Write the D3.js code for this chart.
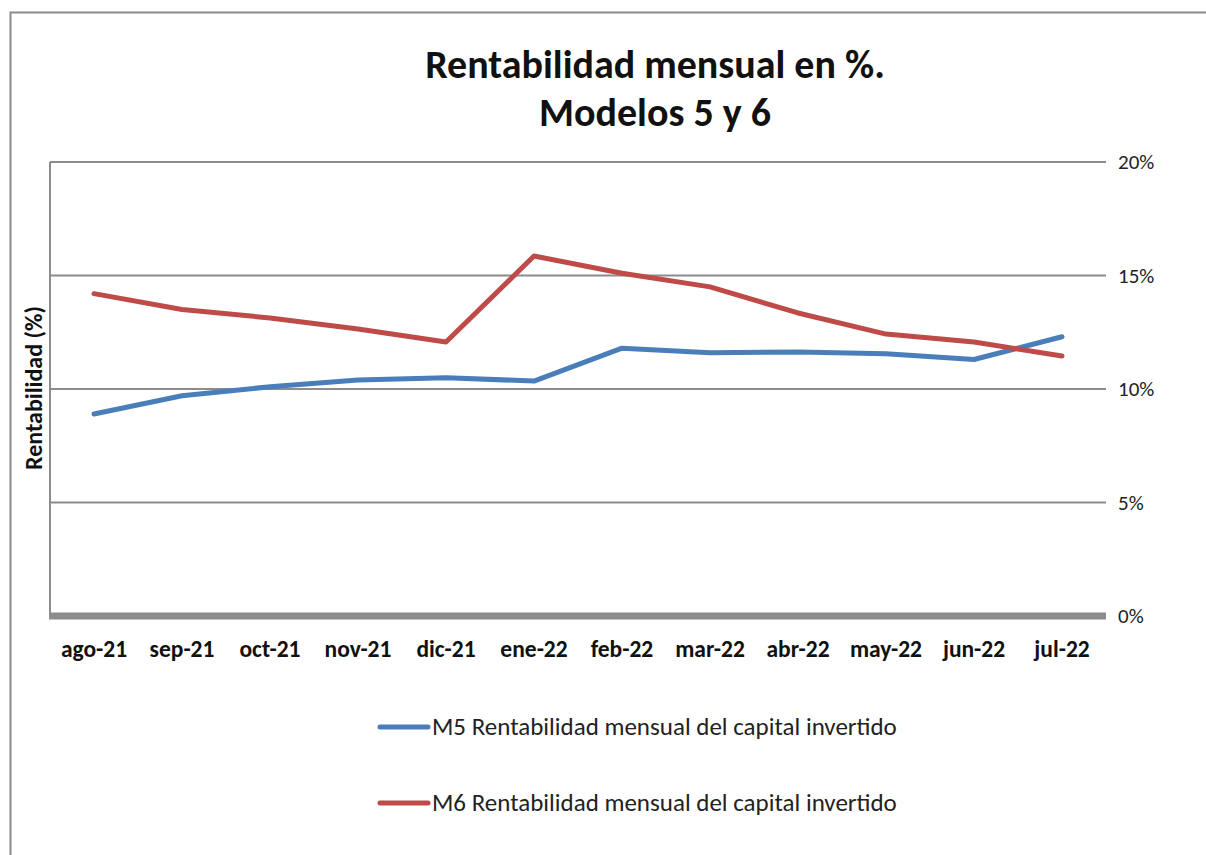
<!DOCTYPE html>
<html><head><meta charset="utf-8">
<script src="https://cdn.jsdelivr.net/npm/d3@7"></script>
<style>
html,body{margin:0;padding:0;background:#fff;}
svg{display:block;}
text{font-family:Carlito,Calibri,Lato,sans-serif;}
</style></head>
<body>
<svg id="chart" width="1206" height="855"></svg>
<script>
const categories = ["ago-21","sep-21","oct-21","nov-21","dic-21","ene-22","feb-22","mar-22","abr-22","may-22","jun-22","jul-22"];
const m5Values = [8.9, 9.7, 10.1, 10.4, 10.5, 10.35, 11.8, 11.6, 11.63, 11.55, 11.3, 12.3];
const m6Values = [14.2, 13.5, 13.13, 12.64, 12.07, 15.86, 15.1, 14.5, 13.35, 12.42, 12.07, 11.45];
const yTicks = [0, 5, 10, 15, 20];
const seriesNames = ["M5 Rentabilidad mensual del capital invertido", "M6 Rentabilidad mensual del capital invertido"];
const seriesColors = ["#4a7ebb", "#be4b48"];
const titleLines = ["Rentabilidad mensual en %.", "Modelos 5 y 6"];
const yAxisTitle = "Rentabilidad (%)";

const FONT = "Carlito,Calibri,Lato,sans-serif";
const svg = d3.select("#chart");
const L = 50, R = 1106, T = 162, B = 616;

// outer frame
svg.append("path").attr("d", "M10.5,860 L10.5,12.5 L1210,12.5").attr("fill","none").attr("stroke","#8c8c8c").attr("stroke-width",2);

const x = d3.scaleBand().domain(categories).range([L, R]);
const y = d3.scaleLinear().domain([0, 20]).range([B, T]);

// gridlines
svg.append("g").selectAll("line").data(yTicks.filter(d => d > 0)).join("line")
  .attr("x1", L).attr("x2", R).attr("y1", d => y(d)).attr("y2", d => y(d))
  .attr("stroke", "#8c8c8c").attr("stroke-width", 2);

// left plot edge
svg.append("line").attr("x1", L).attr("x2", L).attr("y1", T).attr("y2", B)
  .attr("stroke", "#8c8c8c").attr("stroke-width", 2);
// floor (thick)
svg.append("line").attr("x1", L - 1).attr("x2", R).attr("y1", B).attr("y2", B)
  .attr("stroke", "#8c8c8c").attr("stroke-width", 7);

// right y axis labels
const yAxis = d3.axisRight(y).tickValues(yTicks).tickFormat(d => d + "%").tickSize(0).tickPadding(12);
const ya = svg.append("g").attr("transform", `translate(${R},0)`).call(yAxis);
ya.select(".domain").remove();
ya.selectAll("text").attr("font-size", 21).attr("fill", "#222").style("font-family", FONT);

// x axis labels
const xAxis = d3.axisBottom(x).tickSize(0).tickPadding(24);
const xa = svg.append("g").attr("transform", `translate(0,${B})`).call(xAxis);
xa.select(".domain").remove();
xa.selectAll("text").attr("font-size", 23.5).attr("font-weight", "bold").attr("fill", "#111").style("font-family", FONT);

// lines
const line = d3.line().x((d, i) => x(categories[i]) + x.bandwidth() / 2).y(d => y(d));
[m5Values, m6Values].forEach((vals, k) => {
  svg.append("path").datum(vals).attr("d", line).attr("fill", "none")
    .attr("stroke", seriesColors[k]).attr("stroke-width", 5)
    .attr("stroke-linejoin", "round").attr("stroke-linecap", "round");
});

// title
svg.append("text").attr("text-anchor", "middle").attr("font-weight", "bold").attr("font-size", 40).attr("fill", "#111")
  .selectAll("tspan").data(titleLines).join("tspan").attr("x", 655).attr("y", (d, i) => 78 + i * 48).text(d => d);

// y axis title
svg.append("text").attr("transform", "translate(42,388) rotate(-90)").attr("text-anchor", "middle")
  .attr("font-weight", "bold").attr("font-size", 24).attr("fill", "#111").text(yAxisTitle);

// legend
const legY = [727, 803];
seriesNames.forEach((name, k) => {
  const g = svg.append("g");
  g.append("line").attr("x1", 380).attr("x2", 428).attr("y1", legY[k]).attr("y2", legY[k])
    .attr("stroke", seriesColors[k]).attr("stroke-width", 5).attr("stroke-linecap", "round");
  g.append("text").attr("x", 432).attr("y", legY[k] + 8).attr("font-size", 25).attr("fill", "#222").text(name);
});
</script>
</body></html>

What is expected: Please repeat exactly the data above from its first line to the line that contains "const L = 50, R = 1106, T = 162, B = 616;", inclusive, and leave every picture out.

Worked answer:
Write the D3.js code for this chart.
<!DOCTYPE html>
<html><head><meta charset="utf-8">
<script src="https://cdn.jsdelivr.net/npm/d3@7"></script>
<style>
html,body{margin:0;padding:0;background:#fff;}
svg{display:block;}
text{font-family:Carlito,Calibri,Lato,sans-serif;}
</style></head>
<body>
<svg id="chart" width="1206" height="855"></svg>
<script>
const categories = ["ago-21","sep-21","oct-21","nov-21","dic-21","ene-22","feb-22","mar-22","abr-22","may-22","jun-22","jul-22"];
const m5Values = [8.9, 9.7, 10.1, 10.4, 10.5, 10.35, 11.8, 11.6, 11.63, 11.55, 11.3, 12.3];
const m6Values = [14.2, 13.5, 13.13, 12.64, 12.07, 15.86, 15.1, 14.5, 13.35, 12.42, 12.07, 11.45];
const yTicks = [0, 5, 10, 15, 20];
const seriesNames = ["M5 Rentabilidad mensual del capital invertido", "M6 Rentabilidad mensual del capital invertido"];
const seriesColors = ["#4a7ebb", "#be4b48"];
const titleLines = ["Rentabilidad mensual en %.", "Modelos 5 y 6"];
const yAxisTitle = "Rentabilidad (%)";

const FONT = "Carlito,Calibri,Lato,sans-serif";
const svg = d3.select("#chart");
const L = 50, R = 1106, T = 162, B = 616;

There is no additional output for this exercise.